No degree of legal acumen can ever justify that self-contradiction convincingly, as none is possible.

Nonetheless, that lack of logic did not deter these usual suspects from springing to Obama’s defence. because this is how the Indian establishment of yore functioned – a congenital tendency to accept anything the West doled out without question, since in that fawning acceptance lay, for them and their children, all the career opportunities imaginable, access to cocktail and seminar circuits, and the riches that beckoned.

And the worst part is that even as these types revealed their true loyalties with their ‘Indian defence’, they were exposed more by the silence of the Biden administration.

For all the statements made against Obama by senior Indian functionaries, and all the brouhaha raised by Obama loyalists in India, the American government did not make a single statement.

To the White House, and rightly so, this was between Obama and India, because, in the current geopolitical climate, America has a greater interest in expanding ties with India, rather than getting bogged down by the frivolous pontifications of a has-been.

That is the difference between our ancien regime and the current dispensation: those who hold senior posts in the Modi government, and in the Bharatiya Janata Party, are not personally beholden to the West. And that is how it should have always been, yet sadly wasn’t.
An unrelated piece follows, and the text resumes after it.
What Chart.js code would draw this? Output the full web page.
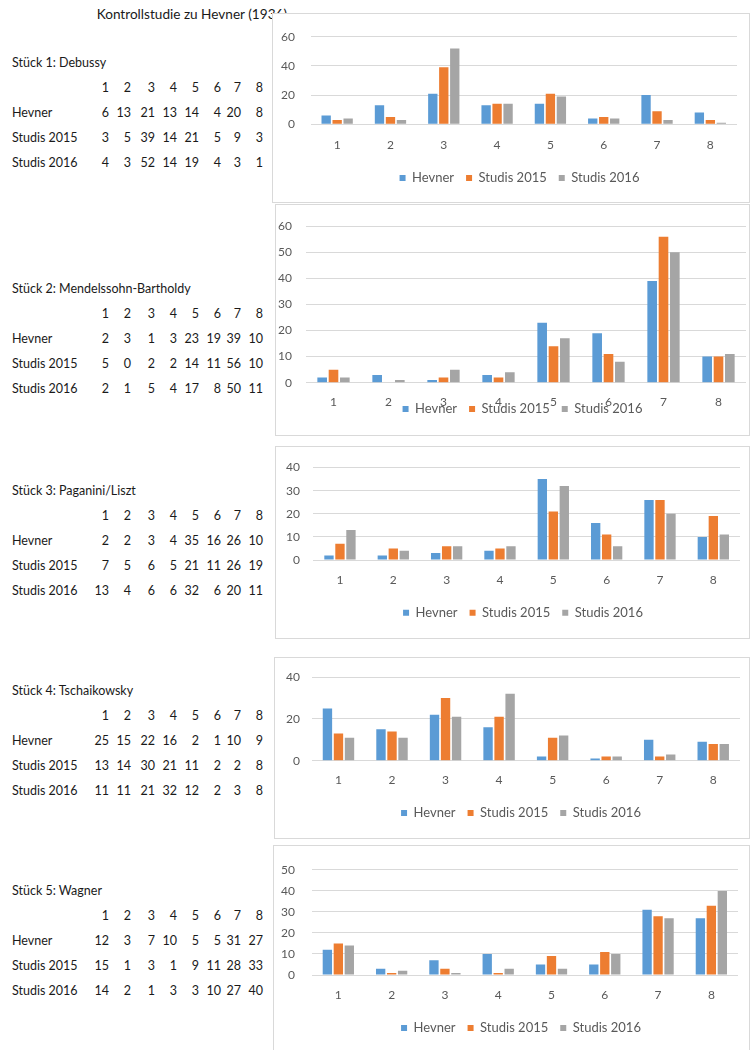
<!DOCTYPE html>
<html>
<head>
<meta charset="utf-8">
<title>Kontrollstudie zu Hevner (1936)</title>
<script src="https://cdn.jsdelivr.net/npm/chart.js@4.4.1/dist/chart.umd.min.js"></script>
<style>
  html, body { margin: 0; padding: 0; background: #fff; }
  body { width: 750px; height: 1050px; overflow: hidden; position: relative;
         font-family: Lato, "Liberation Sans", sans-serif; }
  .t { position: absolute; white-space: nowrap; font-size: 12.5px; line-height: 16px;
       height: 16px; color: #1a1a1a; }
  .n { text-align: right; width: 30px; }
  .title { font-size: 13.6px; }
  .box { position: absolute; background: #fff; border: 1px solid #d9d9d9;
         box-sizing: border-box; z-index: 2; }
  .box canvas { position: absolute; left: 0; top: 0; }
</style>
</head>
<body>
<script>
// ---- data -----------------------------------------------------------
const categories = ['1', '2', '3', '4', '5', '6', '7', '8'];
const seriesNames = ['Hevner', 'Studis 2015', 'Studis 2016'];
const pieceTitles = ['Stück 1: Debussy', 'Stück 2: Mendelssohn-Bartholdy',
                     'Stück 3: Paganini/Liszt', 'Stück 4: Tschaikowsky', 'Stück 5: Wagner'];

const debussyHevner = [6, 13, 21, 13, 14, 4, 20, 8];
const debussy2015   = [3, 5, 39, 14, 21, 5, 9, 3];
const debussy2016   = [4, 3, 52, 14, 19, 4, 3, 1];

const mendelssohnHevner = [2, 3, 1, 3, 23, 19, 39, 10];
const mendelssohn2015   = [5, 0, 2, 2, 14, 11, 56, 10];
const mendelssohn2016   = [2, 1, 5, 4, 17, 8, 50, 11];

const paganiniHevner = [2, 2, 3, 4, 35, 16, 26, 10];
const paganini2015   = [7, 5, 6, 5, 21, 11, 26, 19];
const paganini2016   = [13, 4, 6, 6, 32, 6, 20, 11];

const tschaikowskyHevner = [25, 15, 22, 16, 2, 1, 10, 9];
const tschaikowsky2015   = [13, 14, 30, 21, 11, 2, 2, 8];
const tschaikowsky2016   = [11, 11, 21, 32, 12, 2, 3, 8];

const wagnerHevner = [12, 3, 7, 10, 5, 5, 31, 27];
const wagner2015   = [15, 1, 3, 1, 9, 11, 28, 33];
const wagner2016   = [14, 2, 1, 3, 3, 10, 27, 40];

const yAxisMax  = [60, 60, 40, 40, 50];
const yAxisStep = [20, 10, 10, 20, 10];

const pieces = [
  [debussyHevner, debussy2015, debussy2016],
  [mendelssohnHevner, mendelssohn2015, mendelssohn2016],
  [paganiniHevner, paganini2015, paganini2016],
  [tschaikowskyHevner, tschaikowsky2015, tschaikowsky2016],
  [wagnerHevner, wagner2015, wagner2016]
];

// ---- styling ----------------------------------------------------------
const seriesColors = ['#5b9bd5', '#ed7d31', '#a5a5a5'];
const axisText = '#595959';
const gridColor = '#d9d9d9';

// ---- layout (page pixels) --------------------------------------------
const tableTitleY = [63, 289, 491, 691, 891];
const tableRowStep = 25;
const tableLabelX = 12;
const tableColRight = [109, 131, 155, 177, 199, 221, 241, 263];

// box: [left, top, right, bottom] border lines
// plot: [left, top, right, bottom] of the chart area
const chartLayouts = [
  { box: [272, 13, 749, 202],  plot: [310.5, 32.3, 737, 124.3],  xLabelY: 145,   yLabelRight: 295,   legendX: 519.5, legendY: 178 },
  { box: [275, 204, 749, 435], plot: [306, 219, 746, 382.7],     xLabelY: 401.7, yLabelRight: 292,   legendX: 522.5, legendY: 409 },
  { box: [275, 446, 749, 638], plot: [313.3, 466.7, 740, 560],   xLabelY: 580,   yLabelRight: 300,   legendX: 523,   legendY: 612.7 },
  { box: [274, 657, 749, 838], plot: [311.7, 677, 740, 760.7],   xLabelY: 780,   yLabelRight: 300,   legendX: 521,   legendY: 813 },
  { box: [273, 845, 749, 1070], plot: [311.7, 866, 738, 975],    xLabelY: 995,   yLabelRight: 295,   legendX: 521,   legendY: 1028 }
];

// ---- text helpers ----------------------------------------------------
function addText(str, x, cy, right, extraClass) {
  const el = document.createElement('div');
  el.className = 't' + (right ? ' n' : '') + (extraClass ? ' ' + extraClass : '');
  el.textContent = str;
  el.style.top = (cy - 8) + 'px';
  el.style.left = (right ? x - 30 : x) + 'px';
  document.body.appendChild(el);
}

addText('Kontrollstudie zu Hevner (1936)', 96.7, 14, false, 'title');

pieces.forEach((rows, p) => {
  const y0 = tableTitleY[p];
  addText(pieceTitles[p], tableLabelX, y0, false);
  categories.forEach((c, j) => addText(c, tableColRight[j], y0 + tableRowStep, true));
  rows.forEach((vals, r) => {
    const y = y0 + tableRowStep * (r + 2);
    addText(seriesNames[r], tableLabelX, y, false);
    vals.forEach((v, j) => addText(String(v), tableColRight[j], y, true));
  });
});

// ---- charts ----------------------------------------------------------
const tickFont = { family: 'Lato', size: 12 };
const legendFont = { family: 'Lato', size: 13 };
const legendPad = 12;

// Places the legend box freely inside the canvas (it may overlap the axis labels).
const legendPlacer = {
  id: 'legendPlacer',
  afterUpdate(chart, args, opts) {
    const lg = chart.legend;
    if (!lg) return;
    const w = lg.width;
    lg.left = opts.cx - w / 2;
    lg.right = lg.left + w;
    lg.top = opts.top;
    lg.height = opts.height;
    lg.bottom = opts.top + opts.height;
  }
};

pieces.forEach((rows, p) => {
  const L = chartLayouts[p];
  const [bl, bt, br, bb] = L.box;
  const box = document.createElement('div');
  box.className = 'box';
  box.style.left = bl + 'px';
  box.style.top = bt + 'px';
  box.style.width = (br - bl + 1) + 'px';
  box.style.height = (bb - bt + 1) + 'px';
  document.body.appendChild(box);

  const cL = bl + 1, cT = bt + 1, cW = br - bl - 1, cH = bb - bt - 1;
  const canvas = document.createElement('canvas');
  canvas.width = cW;
  canvas.height = cH;
  canvas.style.width = cW + 'px';
  canvas.style.height = cH + 'px';
  box.appendChild(canvas);

  const [pL, pT, pR, pB] = L.plot;
  const yWidth = pL - cL;
  const xHeight = L.xLabelY + 9 - pB;
  const padTop = pT - cT;
  const padRight = cL + cW - pR;
  const padBottom = cT + cH - pB - xHeight - 1;
  const xTickPad = L.xLabelY - pB - tickFont.size * 1.2 / 2;
  const yTickPad = pL - L.yLabelRight;
  const legendH = legendFont.size + legendPad + 10;
  const legendTop = L.legendY - cT - legendPad - legendFont.size / 2;

  new Chart(canvas, {
    type: 'bar',
    data: {
      labels: categories,
      datasets: rows.map((vals, r) => ({
        label: seriesNames[r],
        data: vals,
        backgroundColor: seriesColors[r],
        borderWidth: 0,
        categoryPercentage: 0.618,
        barPercentage: 0.85
      }))
    },
    plugins: [legendPlacer],
    options: {
      responsive: false,
      animation: false,
      devicePixelRatio: 1,
      layout: { padding: { top: padTop, right: padRight, bottom: padBottom, left: 0 } },
      plugins: {
        tooltip: { enabled: false },
        legend: {
          position: 'bottom',
          maxHeight: 1,
          labels: {
            boxWidth: 6, boxHeight: 6, padding: legendPad,
            font: legendFont, color: axisText
          }
        },
        legendPlacer: { cx: L.legendX - cL, top: legendTop, height: legendH }
      },
      scales: {
        x: {
          offset: true,
          grid: { display: false, drawTicks: false },
          border: { display: false },
          ticks: { font: tickFont, color: axisText, padding: xTickPad, maxRotation: 0 },
          afterFit: s => { s.height = xHeight; }
        },
        y: {
          min: 0,
          max: yAxisMax[p],
          ticks: { stepSize: yAxisStep[p], font: tickFont, color: axisText, padding: yTickPad },
          grid: { color: gridColor, lineWidth: 1, drawTicks: false },
          border: { display: false },
          afterFit: s => { s.width = yWidth; }
        }
      }
    }
  });
});
</script>
</body>
</html>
Nonetheless, there is no such thing as one reminder too many, of how things once were, and must never be again.

To that end, the shameful manner in which some Indians scrambled to defend Obama, when no defence was possible, is a good thing, because it shows that there are still some Indians in positions of prominence today, to whom, ensuring that someone like Obama isn’t offended means more than India’s unity and self-respect.